### Task description
Write out the entries below once more, exactly, with the pictures left out.

Plotting code records:
BEGIN

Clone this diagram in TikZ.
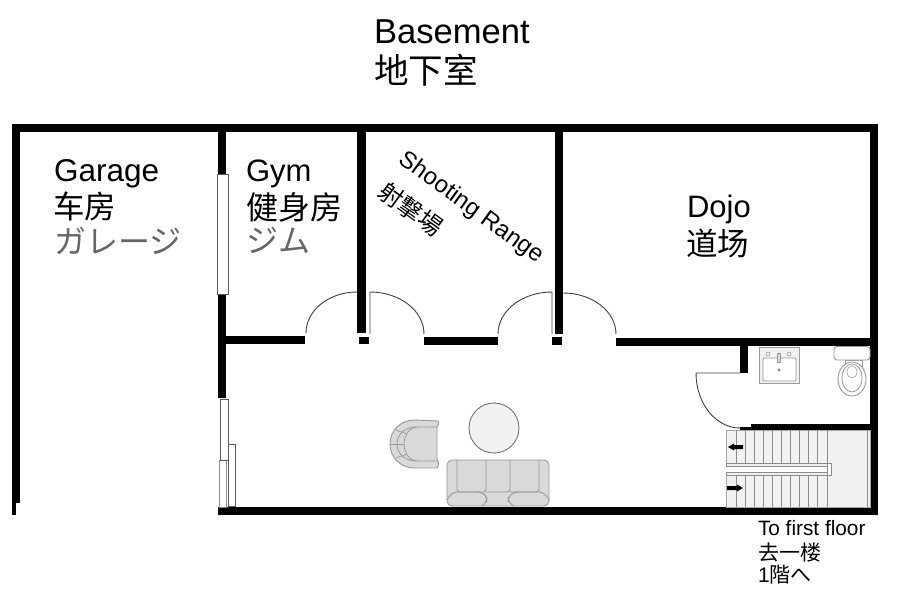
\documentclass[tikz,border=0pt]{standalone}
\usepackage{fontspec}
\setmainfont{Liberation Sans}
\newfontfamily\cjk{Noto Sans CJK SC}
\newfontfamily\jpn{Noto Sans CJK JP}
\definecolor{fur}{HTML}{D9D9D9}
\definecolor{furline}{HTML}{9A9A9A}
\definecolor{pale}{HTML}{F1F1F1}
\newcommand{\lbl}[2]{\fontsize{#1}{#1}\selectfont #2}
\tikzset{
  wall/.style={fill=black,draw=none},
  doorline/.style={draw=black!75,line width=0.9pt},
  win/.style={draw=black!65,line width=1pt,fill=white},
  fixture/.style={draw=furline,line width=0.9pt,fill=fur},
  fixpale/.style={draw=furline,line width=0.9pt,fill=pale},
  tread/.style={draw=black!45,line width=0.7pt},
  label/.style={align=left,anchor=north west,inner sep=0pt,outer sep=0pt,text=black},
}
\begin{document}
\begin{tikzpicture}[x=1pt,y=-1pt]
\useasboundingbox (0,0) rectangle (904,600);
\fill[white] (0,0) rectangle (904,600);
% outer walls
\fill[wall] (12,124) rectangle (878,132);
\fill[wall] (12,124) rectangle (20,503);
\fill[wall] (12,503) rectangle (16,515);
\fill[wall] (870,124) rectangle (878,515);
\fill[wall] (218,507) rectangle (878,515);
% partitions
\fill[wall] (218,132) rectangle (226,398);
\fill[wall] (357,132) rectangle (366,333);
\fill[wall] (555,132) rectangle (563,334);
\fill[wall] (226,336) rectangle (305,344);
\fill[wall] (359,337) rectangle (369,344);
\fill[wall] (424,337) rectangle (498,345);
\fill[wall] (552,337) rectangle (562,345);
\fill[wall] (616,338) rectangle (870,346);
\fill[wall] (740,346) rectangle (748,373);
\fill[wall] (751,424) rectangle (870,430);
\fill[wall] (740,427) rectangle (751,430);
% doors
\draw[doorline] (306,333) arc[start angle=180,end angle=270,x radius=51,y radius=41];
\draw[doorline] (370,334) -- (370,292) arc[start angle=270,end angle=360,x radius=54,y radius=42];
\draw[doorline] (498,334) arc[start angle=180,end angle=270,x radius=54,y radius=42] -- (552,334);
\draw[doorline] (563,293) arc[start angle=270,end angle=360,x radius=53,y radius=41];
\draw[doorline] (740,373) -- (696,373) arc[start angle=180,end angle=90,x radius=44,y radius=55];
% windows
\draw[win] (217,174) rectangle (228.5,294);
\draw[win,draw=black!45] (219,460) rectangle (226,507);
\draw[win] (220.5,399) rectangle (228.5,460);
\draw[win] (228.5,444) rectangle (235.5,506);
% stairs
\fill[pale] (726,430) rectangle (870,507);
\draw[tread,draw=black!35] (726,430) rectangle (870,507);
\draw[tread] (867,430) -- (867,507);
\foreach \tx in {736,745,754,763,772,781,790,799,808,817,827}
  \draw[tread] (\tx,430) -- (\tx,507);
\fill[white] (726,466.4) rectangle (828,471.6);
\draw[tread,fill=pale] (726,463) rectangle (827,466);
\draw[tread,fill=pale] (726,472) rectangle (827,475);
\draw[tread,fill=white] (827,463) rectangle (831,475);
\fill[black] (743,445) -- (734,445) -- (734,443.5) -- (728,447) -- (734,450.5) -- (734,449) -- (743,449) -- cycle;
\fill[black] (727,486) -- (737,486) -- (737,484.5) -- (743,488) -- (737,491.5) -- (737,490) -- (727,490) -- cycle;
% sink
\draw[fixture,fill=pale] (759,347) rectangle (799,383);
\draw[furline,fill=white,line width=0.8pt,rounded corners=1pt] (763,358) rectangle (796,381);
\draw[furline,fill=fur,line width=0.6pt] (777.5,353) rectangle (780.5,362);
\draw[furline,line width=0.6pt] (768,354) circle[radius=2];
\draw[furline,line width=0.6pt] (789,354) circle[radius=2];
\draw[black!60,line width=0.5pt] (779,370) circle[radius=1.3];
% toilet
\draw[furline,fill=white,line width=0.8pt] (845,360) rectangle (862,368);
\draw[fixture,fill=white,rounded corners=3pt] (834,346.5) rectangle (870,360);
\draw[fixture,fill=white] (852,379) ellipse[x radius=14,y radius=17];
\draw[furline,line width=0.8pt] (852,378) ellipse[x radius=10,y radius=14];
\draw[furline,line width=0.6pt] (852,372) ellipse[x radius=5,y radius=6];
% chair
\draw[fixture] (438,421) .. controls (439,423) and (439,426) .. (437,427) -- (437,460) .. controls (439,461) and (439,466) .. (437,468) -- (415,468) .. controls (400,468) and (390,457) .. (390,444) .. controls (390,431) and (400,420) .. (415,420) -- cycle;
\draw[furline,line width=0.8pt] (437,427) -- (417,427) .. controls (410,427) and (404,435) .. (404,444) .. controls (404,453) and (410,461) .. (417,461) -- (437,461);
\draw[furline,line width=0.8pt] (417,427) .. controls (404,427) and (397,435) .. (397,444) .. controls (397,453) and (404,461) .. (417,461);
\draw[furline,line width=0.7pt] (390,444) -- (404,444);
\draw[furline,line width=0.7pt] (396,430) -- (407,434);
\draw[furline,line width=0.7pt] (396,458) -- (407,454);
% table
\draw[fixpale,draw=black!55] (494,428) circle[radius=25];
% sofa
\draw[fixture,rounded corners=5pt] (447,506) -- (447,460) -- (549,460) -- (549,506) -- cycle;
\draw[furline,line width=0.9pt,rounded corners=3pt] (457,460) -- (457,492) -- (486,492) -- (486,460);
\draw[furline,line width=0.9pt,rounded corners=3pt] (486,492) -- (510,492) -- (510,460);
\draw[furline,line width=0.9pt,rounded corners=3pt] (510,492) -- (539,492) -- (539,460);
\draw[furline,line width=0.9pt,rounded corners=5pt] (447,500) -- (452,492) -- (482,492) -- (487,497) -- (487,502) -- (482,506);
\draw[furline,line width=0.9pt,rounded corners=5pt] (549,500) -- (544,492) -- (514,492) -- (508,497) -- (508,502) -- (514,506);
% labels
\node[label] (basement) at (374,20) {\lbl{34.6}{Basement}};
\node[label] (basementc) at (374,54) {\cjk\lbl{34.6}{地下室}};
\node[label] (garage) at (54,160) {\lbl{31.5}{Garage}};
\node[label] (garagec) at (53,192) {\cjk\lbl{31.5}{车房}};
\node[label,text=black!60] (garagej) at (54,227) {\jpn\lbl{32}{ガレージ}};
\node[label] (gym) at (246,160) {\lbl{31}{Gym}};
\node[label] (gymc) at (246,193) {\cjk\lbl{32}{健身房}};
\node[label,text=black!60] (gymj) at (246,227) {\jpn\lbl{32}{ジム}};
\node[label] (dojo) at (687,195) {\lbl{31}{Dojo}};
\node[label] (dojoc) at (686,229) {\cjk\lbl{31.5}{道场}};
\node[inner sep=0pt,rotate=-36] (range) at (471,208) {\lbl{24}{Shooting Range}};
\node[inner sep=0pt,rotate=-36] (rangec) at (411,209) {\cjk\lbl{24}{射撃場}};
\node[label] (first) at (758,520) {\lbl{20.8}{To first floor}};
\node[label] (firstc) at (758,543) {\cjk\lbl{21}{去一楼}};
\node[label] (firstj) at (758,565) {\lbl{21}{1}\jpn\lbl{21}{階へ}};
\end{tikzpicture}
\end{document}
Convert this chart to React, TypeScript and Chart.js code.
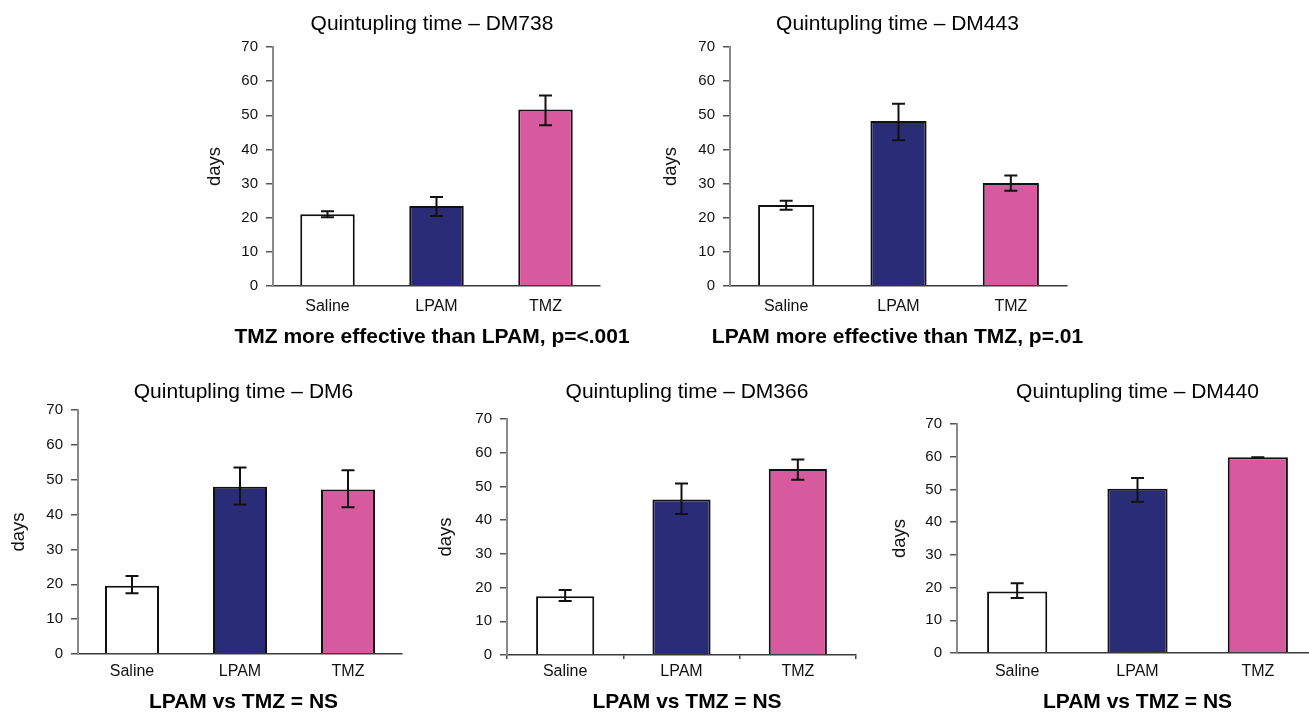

END

### Solution
Clone this diagram in TikZ.
\documentclass[tikz,border=0pt]{standalone}
\usepackage{fontspec}
\setmainfont{Liberation Sans}
\newfontfamily\cjk{Noto Sans CJK SC}
\newfontfamily\jpn{Noto Sans CJK JP}
\definecolor{fur}{HTML}{D9D9D9}
\definecolor{furline}{HTML}{9A9A9A}
\definecolor{pale}{HTML}{F1F1F1}
\newcommand{\lbl}[2]{\fontsize{#1}{#1}\selectfont #2}
\tikzset{
  wall/.style={fill=black,draw=none},
  doorline/.style={draw=black!75,line width=0.9pt},
  win/.style={draw=black!65,line width=1pt,fill=white},
  fixture/.style={draw=furline,line width=0.9pt,fill=fur},
  fixpale/.style={draw=furline,line width=0.9pt,fill=pale},
  tread/.style={draw=black!45,line width=0.7pt},
  label/.style={align=left,anchor=north west,inner sep=0pt,outer sep=0pt,text=black},
}
\begin{document}
\begin{tikzpicture}[x=1pt,y=-1pt]
\useasboundingbox (0,0) rectangle (904,600);
\fill[white] (0,0) rectangle (904,600);
% outer walls
\fill[wall] (12,124) rectangle (878,132);
\fill[wall] (12,124) rectangle (20,503);
\fill[wall] (12,503) rectangle (16,515);
\fill[wall] (870,124) rectangle (878,515);
\fill[wall] (218,507) rectangle (878,515);
% partitions
\fill[wall] (218,132) rectangle (226,398);
\fill[wall] (357,132) rectangle (366,333);
\fill[wall] (555,132) rectangle (563,334);
\fill[wall] (226,336) rectangle (305,344);
\fill[wall] (359,337) rectangle (369,344);
\fill[wall] (424,337) rectangle (498,345);
\fill[wall] (552,337) rectangle (562,345);
\fill[wall] (616,338) rectangle (870,346);
\fill[wall] (740,346) rectangle (748,373);
\fill[wall] (751,424) rectangle (870,430);
\fill[wall] (740,427) rectangle (751,430);
% doors
\draw[doorline] (306,333) arc[start angle=180,end angle=270,x radius=51,y radius=41];
\draw[doorline] (370,334) -- (370,292) arc[start angle=270,end angle=360,x radius=54,y radius=42];
\draw[doorline] (498,334) arc[start angle=180,end angle=270,x radius=54,y radius=42] -- (552,334);
\draw[doorline] (563,293) arc[start angle=270,end angle=360,x radius=53,y radius=41];
\draw[doorline] (740,373) -- (696,373) arc[start angle=180,end angle=90,x radius=44,y radius=55];
% windows
\draw[win] (217,174) rectangle (228.5,294);
\draw[win,draw=black!45] (219,460) rectangle (226,507);
\draw[win] (220.5,399) rectangle (228.5,460);
\draw[win] (228.5,444) rectangle (235.5,506);
% stairs
\fill[pale] (726,430) rectangle (870,507);
\draw[tread,draw=black!35] (726,430) rectangle (870,507);
\draw[tread] (867,430) -- (867,507);
\foreach \tx in {736,745,754,763,772,781,790,799,808,817,827}
  \draw[tread] (\tx,430) -- (\tx,507);
\fill[white] (726,466.4) rectangle (828,471.6);
\draw[tread,fill=pale] (726,463) rectangle (827,466);
\draw[tread,fill=pale] (726,472) rectangle (827,475);
\draw[tread,fill=white] (827,463) rectangle (831,475);
\fill[black] (743,445) -- (734,445) -- (734,443.5) -- (728,447) -- (734,450.5) -- (734,449) -- (743,449) -- cycle;
\fill[black] (727,486) -- (737,486) -- (737,484.5) -- (743,488) -- (737,491.5) -- (737,490) -- (727,490) -- cycle;
% sink
\draw[fixture,fill=pale] (759,347) rectangle (799,383);
\draw[furline,fill=white,line width=0.8pt,rounded corners=1pt] (763,358) rectangle (796,381);
\draw[furline,fill=fur,line width=0.6pt] (777.5,353) rectangle (780.5,362);
\draw[furline,line width=0.6pt] (768,354) circle[radius=2];
\draw[furline,line width=0.6pt] (789,354) circle[radius=2];
\draw[black!60,line width=0.5pt] (779,370) circle[radius=1.3];
% toilet
\draw[furline,fill=white,line width=0.8pt] (845,360) rectangle (862,368);
\draw[fixture,fill=white,rounded corners=3pt] (834,346.5) rectangle (870,360);
\draw[fixture,fill=white] (852,379) ellipse[x radius=14,y radius=17];
\draw[furline,line width=0.8pt] (852,378) ellipse[x radius=10,y radius=14];
\draw[furline,line width=0.6pt] (852,372) ellipse[x radius=5,y radius=6];
% chair
\draw[fixture] (438,421) .. controls (439,423) and (439,426) .. (437,427) -- (437,460) .. controls (439,461) and (439,466) .. (437,468) -- (415,468) .. controls (400,468) and (390,457) .. (390,444) .. controls (390,431) and (400,420) .. (415,420) -- cycle;
\draw[furline,line width=0.8pt] (437,427) -- (417,427) .. controls (410,427) and (404,435) .. (404,444) .. controls (404,453) and (410,461) .. (417,461) -- (437,461);
\draw[furline,line width=0.8pt] (417,427) .. controls (404,427) and (397,435) .. (397,444) .. controls (397,453) and (404,461) .. (417,461);
\draw[furline,line width=0.7pt] (390,444) -- (404,444);
\draw[furline,line width=0.7pt] (396,430) -- (407,434);
\draw[furline,line width=0.7pt] (396,458) -- (407,454);
% table
\draw[fixpale,draw=black!55] (494,428) circle[radius=25];
% sofa
\draw[fixture,rounded corners=5pt] (447,506) -- (447,460) -- (549,460) -- (549,506) -- cycle;
\draw[furline,line width=0.9pt,rounded corners=3pt] (457,460) -- (457,492) -- (486,492) -- (486,460);
\draw[furline,line width=0.9pt,rounded corners=3pt] (486,492) -- (510,492) -- (510,460);
\draw[furline,line width=0.9pt,rounded corners=3pt] (510,492) -- (539,492) -- (539,460);
\draw[furline,line width=0.9pt,rounded corners=5pt] (447,500) -- (452,492) -- (482,492) -- (487,497) -- (487,502) -- (482,506);
\draw[furline,line width=0.9pt,rounded corners=5pt] (549,500) -- (544,492) -- (514,492) -- (508,497) -- (508,502) -- (514,506);
% labels
\node[label] (basement) at (374,20) {\lbl{34.6}{Basement}};
\node[label] (basementc) at (374,54) {\cjk\lbl{34.6}{地下室}};
\node[label] (garage) at (54,160) {\lbl{31.5}{Garage}};
\node[label] (garagec) at (53,192) {\cjk\lbl{31.5}{车房}};
\node[label,text=black!60] (garagej) at (54,227) {\jpn\lbl{32}{ガレージ}};
\node[label] (gym) at (246,160) {\lbl{31}{Gym}};
\node[label] (gymc) at (246,193) {\cjk\lbl{32}{健身房}};
\node[label,text=black!60] (gymj) at (246,227) {\jpn\lbl{32}{ジム}};
\node[label] (dojo) at (687,195) {\lbl{31}{Dojo}};
\node[label] (dojoc) at (686,229) {\cjk\lbl{31.5}{道场}};
\node[inner sep=0pt,rotate=-36] (range) at (471,208) {\lbl{24}{Shooting Range}};
\node[inner sep=0pt,rotate=-36] (rangec) at (411,209) {\cjk\lbl{24}{射撃場}};
\node[label] (first) at (758,520) {\lbl{20.8}{To first floor}};
\node[label] (firstc) at (758,543) {\cjk\lbl{21}{去一楼}};
\node[label] (firstj) at (758,565) {\lbl{21}{1}\jpn\lbl{21}{階へ}};
\end{tikzpicture}
\end{document}
Convert this chart to React, TypeScript and Chart.js code.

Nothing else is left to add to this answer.